In connection with his election to the Murphy Oil Board of Directors, Mr. Collins was awarded 1,584 Murphy Oil time-based restricted stock units that mature on February 6, 2016.

On August 7, 2013, Murphy issued a press release announcing Mr. Jenkins’ promotion and election to the Board of Directors; Mr. Cosse’s retirement and Mr. Collins’ election to the Board of Directors, which is filed herewith as Exhibit 99.1.

Item 5.03 Amendments to Articles of Incorporation or Bylaws; Change in Fiscal Year.

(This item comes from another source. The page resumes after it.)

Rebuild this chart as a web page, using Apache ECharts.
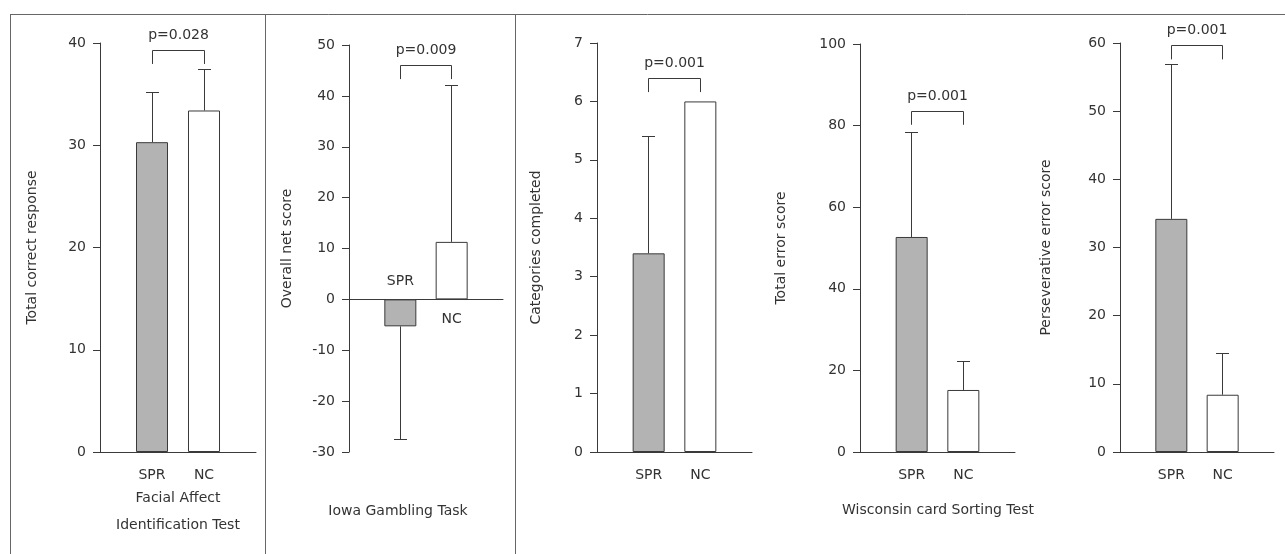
<!DOCTYPE html>
<html>
<head>
<meta charset="utf-8">
<script src="https://cdn.jsdelivr.net/npm/echarts@6/dist/echarts.min.js"></script>
<style>
html,body{margin:0;padding:0;background:#fff;}
#chart{width:1285px;height:554px;}
</style>
</head>
<body>
<div id="chart"></div>
<script>
// ---- data ----
const categories = ['', 'SPR', 'NC', ''];
const yTitles = ['Total correct response', 'Overall net score', 'Categories completed', 'Total error score', 'Perseverative error score'];
const sprMeans = [30.3, -5.3, 3.4, 52.7, 34.2];
const ncMeans = [33.4, 11.3, 6.0, 15.2, 8.4];
const sprErrEnd = [35.2, -27.6, 5.4, 78.2, 56.8];
const ncErrEnd = [37.4, 42.0, null, 22.2, 14.4];
const yMin = [0, -30, 0, 0, 0];
const yMax = [40, 50, 7, 100, 60];
const yInterval = [10, 10, 1, 20, 10];
const pValues = ['p=0.028', 'p=0.009', 'p=0.001', 'p=0.001', 'p=0.001'];
const bracketTop = [39.25, 45.9, 6.40, 83.4, 59.6];
const bracketLeg = [37.95, 43.3, 6.16, 80.2, 57.6];
const testNames = ['Facial Affect\nIdentification Test', 'Iowa Gambling Task', 'Wisconsin card Sorting Test'];

// ---- layout ----
const grids = [
  {left: 100, top: 43, width: 156, height: 409},
  {left: 349, top: 45, width: 154, height: 407},
  {left: 597, top: 43, width: 155, height: 409},
  {left: 860, top: 44, width: 155, height: 408},
  {left: 1120, top: 43, width: 154, height: 409}
];
const nameGaps = [61, 55, 54, 72, 67];
const FONT = '"DejaVu Sans", sans-serif';
const TXT = '#333';
const LINE = '#3a3a3a';
const SPR_FILL = '#b3b3b3';

function crisp(v) { return Math.round(v - 0.5) + 0.5; }

const xAxes = [], yAxes = [], series = [];
grids.forEach((g, i) => {
  xAxes.push({
    type: 'category', gridIndex: i, data: categories, boundaryGap: false,
    axisTick: {show: false},
    axisLine: {onZero: true, lineStyle: {color: LINE, width: 1}},
    axisLabel: {show: i !== 1, interval: 0, margin: 16, fontSize: 14, color: TXT, fontFamily: FONT},
    splitLine: {show: false}
  });
  yAxes.push({
    type: 'value', gridIndex: i, min: yMin[i], max: yMax[i], interval: yInterval[i],
    name: yTitles[i], nameLocation: 'middle', nameRotate: 90, nameGap: nameGaps[i],
    nameTextStyle: {fontSize: 14, color: TXT, fontFamily: FONT},
    axisLine: {show: true, onZero: false, lineStyle: {color: LINE, width: 1}},
    axisTick: {show: true, length: 7, lineStyle: {color: LINE}},
    axisLabel: {margin: 14, fontSize: 14, color: TXT, fontFamily: FONT},
    splitLine: {show: false}
  });
  series.push({
    type: 'bar', xAxisIndex: i, yAxisIndex: i, barWidth: 32,
    data: ['-',
      {value: sprMeans[i], itemStyle: {color: SPR_FILL}},
      {value: ncMeans[i], itemStyle: {color: '#ffffff'}},
      '-'],
    itemStyle: {borderColor: LINE, borderWidth: 1},
    silent: true, z: 2
  });
  const errData = [];
  if (sprErrEnd[i] !== null) errData.push([1, sprMeans[i], sprErrEnd[i]]);
  if (ncErrEnd[i] !== null) errData.push([2, ncMeans[i], ncErrEnd[i]]);
  series.push({
    type: 'custom', xAxisIndex: i, yAxisIndex: i, clip: false, silent: true, z: 3,
    data: errData,
    renderItem: function (params, api) {
      const x = api.value(0), m = api.value(1), e = api.value(2);
      const p0 = api.coord([x, m]), p1 = api.coord([x, e]);
      const cx = crisp(p0[0]), ey = crisp(p1[1]);
      return {type: 'group', children: [
        {type: 'line', shape: {x1: cx, y1: p0[1], x2: cx, y2: ey}, style: {stroke: LINE, lineWidth: 1}},
        {type: 'line', shape: {x1: cx - 6.5, y1: ey, x2: cx + 6.5, y2: ey}, style: {stroke: LINE, lineWidth: 1}}
      ]};
    }
  });
  series.push({
    type: 'custom', xAxisIndex: i, yAxisIndex: i, clip: false, silent: true, z: 3,
    data: [[1, 2, bracketTop[i], bracketLeg[i]]],
    renderItem: function (params, api) {
      const a = api.coord([api.value(0), api.value(2)]);
      const b = api.coord([api.value(1), api.value(2)]);
      const la = api.coord([api.value(0), api.value(3)]);
      const xa = crisp(a[0]), xb = crisp(b[0]), yt = crisp(a[1]);
      return {type: 'group', children: [
        {type: 'polyline', shape: {points: [[xa, la[1]], [xa, yt], [xb, yt], [xb, la[1]]]},
          style: {stroke: LINE, lineWidth: 1, fill: null}},
        {type: 'text', x: (xa + xb) / 2, y: yt - 15,
          style: {text: pValues[i], textAlign: 'center', textVerticalAlign: 'middle',
            font: '14px ' + FONT, fill: TXT}}
      ]};
    }
  });
});

// group labels on the zero line of the Iowa panel
series.push({
  type: 'custom', xAxisIndex: 1, yAxisIndex: 1, clip: false, silent: true, z: 4,
  data: [[1, 0, -1], [2, 0, 1]],
  renderItem: function (params, api) {
    const p = api.coord([api.value(0), api.value(1)]);
    const dir = api.value(2);
    return {type: 'text', x: p[0], y: p[1] + (dir < 0 ? -18 : 20),
      style: {text: categories[api.value(0)], textAlign: 'center', textVerticalAlign: 'middle',
        font: '14px ' + FONT, fill: TXT}};
  }
});

const frame = '#666';
const graphic = [
  {type: 'line', shape: {x1: 10, y1: 14.5, x2: 1285, y2: 14.5}, style: {stroke: frame, lineWidth: 1}},
  {type: 'line', shape: {x1: 10.5, y1: 14, x2: 10.5, y2: 554}, style: {stroke: frame, lineWidth: 1}},
  {type: 'line', shape: {x1: 265.5, y1: 14, x2: 265.5, y2: 554}, style: {stroke: frame, lineWidth: 1}},
  {type: 'line', shape: {x1: 515.5, y1: 14, x2: 515.5, y2: 554}, style: {stroke: frame, lineWidth: 1}},
  {type: 'text', x: 178, y: 511.5, style: {text: testNames[0], textAlign: 'center', textVerticalAlign: 'middle', font: '14px ' + FONT, fill: TXT, lineHeight: 27}},
  {type: 'text', x: 398, y: 511, style: {text: testNames[1], textAlign: 'center', textVerticalAlign: 'middle', font: '14px ' + FONT, fill: TXT}},
  {type: 'text', x: 938, y: 510, style: {text: testNames[2], textAlign: 'center', textVerticalAlign: 'middle', font: '14px ' + FONT, fill: TXT}}
];

const chart = echarts.init(document.getElementById('chart'), null, {renderer: 'canvas'});
chart.setOption({
  animation: false,
  backgroundColor: '#ffffff',
  grid: grids,
  xAxis: xAxes,
  yAxis: yAxes,
  series: series,
  graphic: graphic
});
</script>
</body>
</html>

On August 7, 2013, the Murphy Oil Board of Directors amended Article III, Section 2 of its By-Laws, effective on such date, to change the number of directors from 11 to 13. A copy of the amended By-Laws is filed herewith as Exhibit 3.1.

Item 8.01 Other Events

On August 7, 2013, the Murphy Oil Board of Directors approved the separation of its U.S. retail marketing business (the “Separation”), which will be achieved through the distribution of 100% of the shares of Murphy USA Inc. (“MUSA”) to holders of Murphy Oil common stock on the record date of August 21, 2013. Murphy Oil holders of record will receive one share of MUSA common stock for every four shares of Murphy Oil common stock. The distribution is expected to be completed on August 30, 2013. Following the Separation, MUSA will be an independent, publicly traded company, and Murphy Oil will retain no ownership interest in MUSA.

Also on August 7, 2013, the Board declared a regular quarterly cash dividend on Murphy Oil common stock of $0.3125 per share, payable on August 30, 2013 to holders of record on August 21, 2013.

A copy of the press release announcing the Separation and the regular quarterly dividend is filed herewith as Exhibit 99.2.

Forward-Looking Statements

This Current Report on Form 8-K contains forward-looking statements as defined in the Private Securities Litigation Reform Act of 1995, including with respect to the completion of the Separation. These statements, which express management’s current views concerning future events or results, are subject to inherent risks and uncertainties. Factors that could cause one or more of the events forecasted in this Current Report on Form 8-K not to occur include, but are not limited to, that the Separation may not be completed as anticipated or at all, that delays or other difficulties in completing the Separation may be experienced, whether the registration statement for MUSA is declared effective by the SEC, a deterioration in the business or prospects of Murphy Oil or MUSA, adverse developments in Murphy Oil’s or MUSA’s markets, or adverse developments in the U.S. or global capital markets, credit markets or economies generally. Other factors that could cause actual results to differ materially from those expressed or implied in our forward-looking statements include, but are not limited to, the volatility and level of crude oil and natural gas prices, the level and success rate of our exploration programs, our ability to maintain production rates and replace reserves, political and regulatory instability, uncontrollable natural hazards and a failure to execute a sale of the U.K. downstream operations on acceptable terms. For further discussion of risk factors, see Murphy Oil’s Annual Report on Form 10-K for the year ended December 31, 2012 and subsequent Forms 10-Q and 8-K on file with the SEC. Murphy Oil undertakes no duty to publicly update or revise any forward-looking statements.

Item 9.01 Financial Statements and Exhibits.

 

(d) Exhibits

 

Exhibit No.

  

Description

3.1    By-Laws of Murphy Oil Corporation, as amended August 7, 2013.
10.1    Severance Protection Agreement dated as of August 7, 2013 between Murphy Oil Corporation and Roger W. Jenkins.
99.1    Press release dated August 7, 2013 announcing executive changes and election of directors.
99.2    Press release dated August 7, 2013 announcing spin-off of Murphy USA Inc. and regular quarterly cash dividend.


SIGNATURES

Pursuant to the requirements of the Securities Exchange Act of 1934, the registrant has duly caused this report to be signed on its behalf by the undersigned hereunto duly authorized.

 

    MURPHY OIL CORPORATION

Date: August 9, 2013

    By:  

/s/ John W. Eckart

      Name: John W. Eckart
      Title: Senior Vice President and Controller


EXHIBIT INDEX

 

Exhibit Number

  

Description

3.1    By-Laws of Murphy Oil Corporation, as amended August 7, 2013.
10.1    Severance Protection Agreement dated as of August 7, 2013 between Murphy Oil Corporation and Roger W. Jenkins.
99.1    Press release dated August 7, 2013 announcing executive changes and election of directors.
99.2    Press release dated August 7, 2013 announcing spin-off of Murphy USA Inc. and regular quarterly cash dividend.